>> BEGIN Given data

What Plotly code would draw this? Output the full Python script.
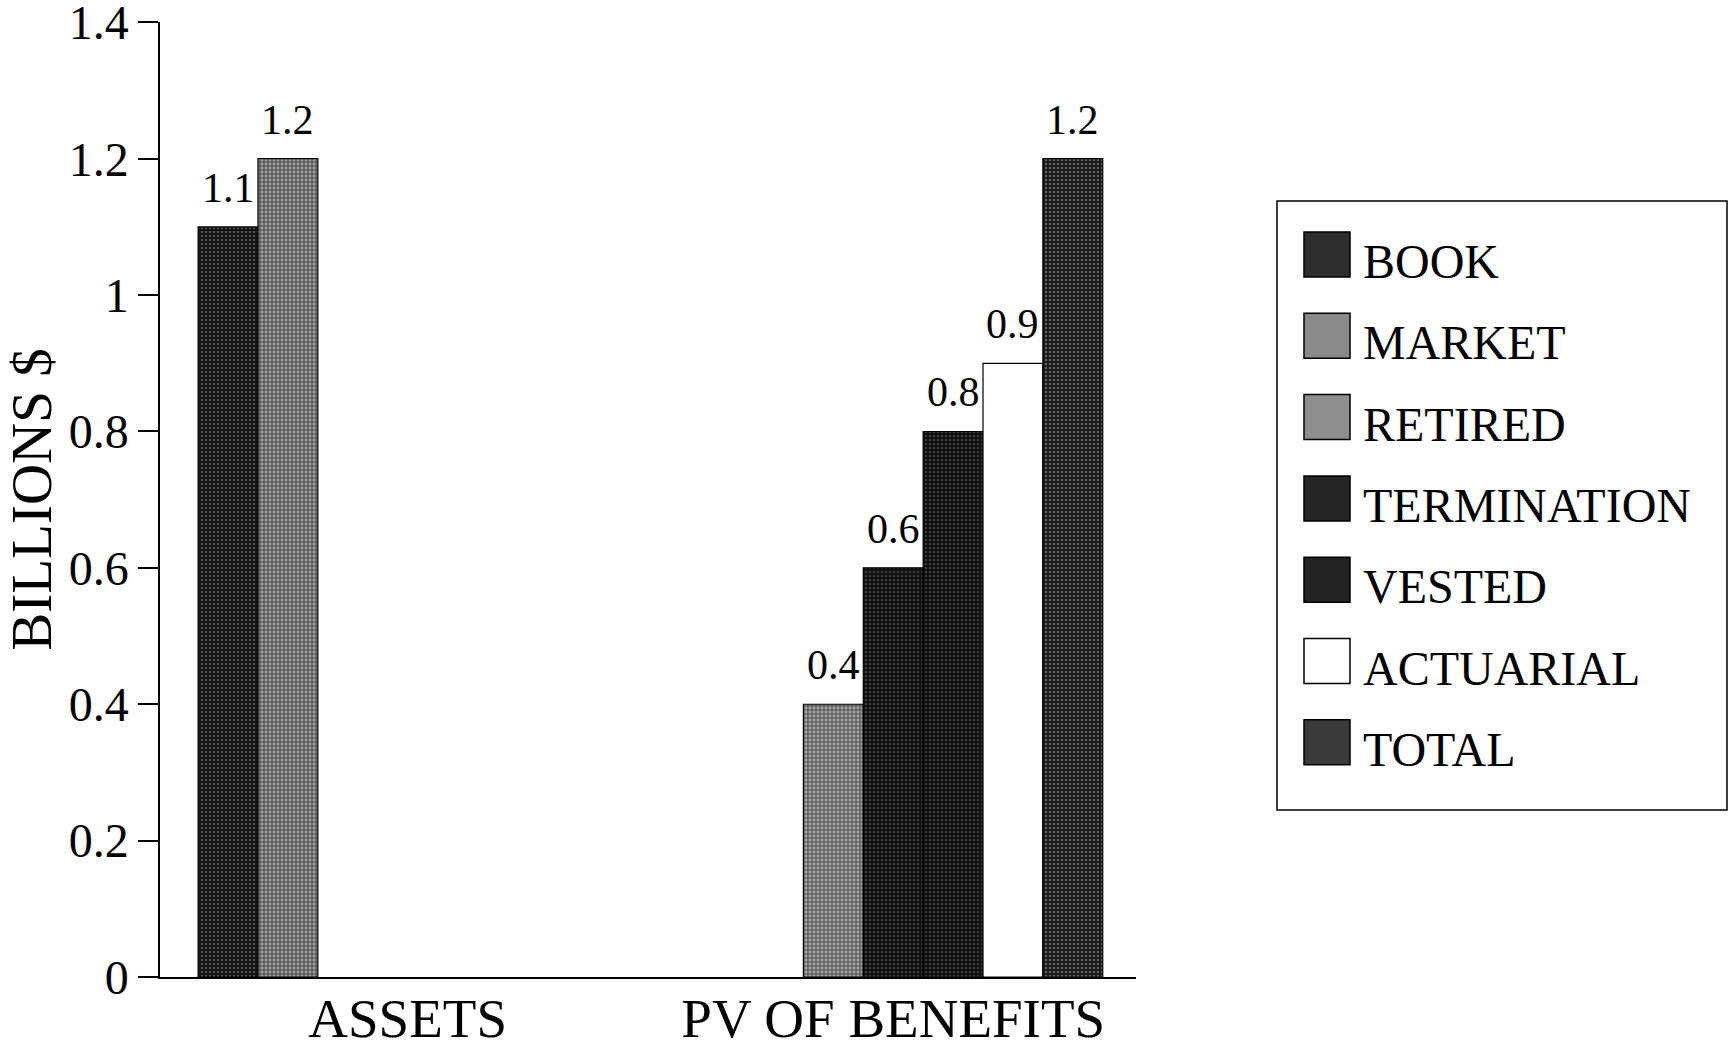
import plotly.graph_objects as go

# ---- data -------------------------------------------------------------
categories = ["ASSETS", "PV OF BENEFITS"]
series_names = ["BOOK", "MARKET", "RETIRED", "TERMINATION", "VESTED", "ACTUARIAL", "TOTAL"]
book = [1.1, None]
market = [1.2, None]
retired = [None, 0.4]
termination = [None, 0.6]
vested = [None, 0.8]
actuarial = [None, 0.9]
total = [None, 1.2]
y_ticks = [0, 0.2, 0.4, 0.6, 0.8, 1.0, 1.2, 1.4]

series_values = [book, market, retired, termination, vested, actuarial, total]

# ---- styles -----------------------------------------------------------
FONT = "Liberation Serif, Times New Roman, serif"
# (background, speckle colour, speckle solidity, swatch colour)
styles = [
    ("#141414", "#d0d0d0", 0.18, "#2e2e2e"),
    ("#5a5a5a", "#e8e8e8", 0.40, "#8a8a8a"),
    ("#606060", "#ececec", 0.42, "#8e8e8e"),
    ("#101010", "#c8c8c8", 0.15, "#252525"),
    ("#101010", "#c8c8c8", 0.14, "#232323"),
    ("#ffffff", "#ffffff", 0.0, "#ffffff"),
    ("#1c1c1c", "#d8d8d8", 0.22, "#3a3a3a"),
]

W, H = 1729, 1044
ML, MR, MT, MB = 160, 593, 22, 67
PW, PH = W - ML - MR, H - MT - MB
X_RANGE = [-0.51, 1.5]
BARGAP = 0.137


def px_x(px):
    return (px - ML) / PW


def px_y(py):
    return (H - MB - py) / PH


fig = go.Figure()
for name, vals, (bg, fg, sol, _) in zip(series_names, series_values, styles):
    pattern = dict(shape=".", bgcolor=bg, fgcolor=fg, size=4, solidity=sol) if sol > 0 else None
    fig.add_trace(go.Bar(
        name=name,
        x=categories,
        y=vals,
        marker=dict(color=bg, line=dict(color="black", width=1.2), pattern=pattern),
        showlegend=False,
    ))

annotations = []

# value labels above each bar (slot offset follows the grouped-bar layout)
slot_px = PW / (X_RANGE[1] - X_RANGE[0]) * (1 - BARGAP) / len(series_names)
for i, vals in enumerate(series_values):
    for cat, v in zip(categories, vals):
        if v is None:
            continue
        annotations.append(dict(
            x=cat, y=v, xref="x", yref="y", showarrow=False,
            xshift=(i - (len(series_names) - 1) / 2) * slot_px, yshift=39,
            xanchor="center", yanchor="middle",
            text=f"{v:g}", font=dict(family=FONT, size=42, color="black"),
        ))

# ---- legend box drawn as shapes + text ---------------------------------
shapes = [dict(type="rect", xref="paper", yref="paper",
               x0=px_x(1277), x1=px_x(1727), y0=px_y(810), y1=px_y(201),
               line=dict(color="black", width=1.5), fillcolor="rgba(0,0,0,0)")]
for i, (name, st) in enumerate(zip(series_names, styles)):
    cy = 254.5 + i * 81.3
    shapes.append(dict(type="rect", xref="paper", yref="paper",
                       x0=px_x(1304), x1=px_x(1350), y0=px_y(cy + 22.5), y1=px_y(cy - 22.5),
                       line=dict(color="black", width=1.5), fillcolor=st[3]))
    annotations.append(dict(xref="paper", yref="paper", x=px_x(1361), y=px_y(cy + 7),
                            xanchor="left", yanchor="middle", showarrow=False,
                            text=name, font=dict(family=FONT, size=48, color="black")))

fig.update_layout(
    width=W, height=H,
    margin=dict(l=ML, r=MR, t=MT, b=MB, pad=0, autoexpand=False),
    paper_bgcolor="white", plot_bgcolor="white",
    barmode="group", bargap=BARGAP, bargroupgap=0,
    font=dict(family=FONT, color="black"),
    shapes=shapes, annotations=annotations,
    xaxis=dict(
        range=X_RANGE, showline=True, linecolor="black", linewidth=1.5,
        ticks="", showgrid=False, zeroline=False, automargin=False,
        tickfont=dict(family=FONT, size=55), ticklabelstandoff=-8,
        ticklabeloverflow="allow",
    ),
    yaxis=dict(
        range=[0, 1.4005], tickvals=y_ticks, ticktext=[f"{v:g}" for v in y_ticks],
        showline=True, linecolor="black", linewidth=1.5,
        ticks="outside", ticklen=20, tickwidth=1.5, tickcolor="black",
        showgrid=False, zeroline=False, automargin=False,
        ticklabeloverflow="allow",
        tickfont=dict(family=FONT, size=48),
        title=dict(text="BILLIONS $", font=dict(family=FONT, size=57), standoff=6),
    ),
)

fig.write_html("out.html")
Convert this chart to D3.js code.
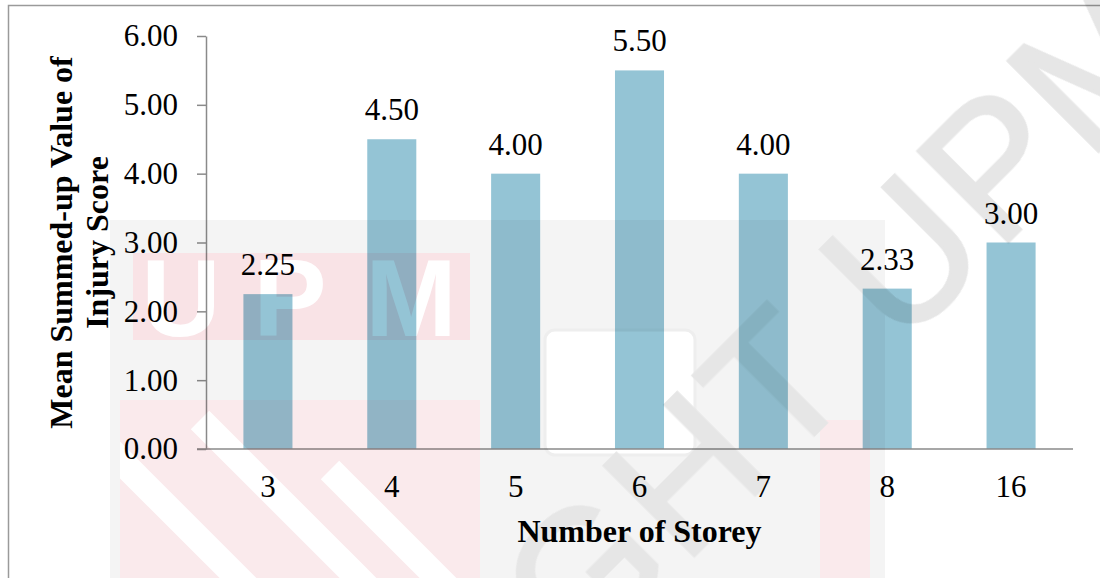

>> END Given data

■ Aim of the task ■
Identify the lines of the data that contain the word "this". Copy each of them.

■ Answer to the exercise ■
What Plotly code would draw this? Output the full Python script.
Convert this chart to D3.js code.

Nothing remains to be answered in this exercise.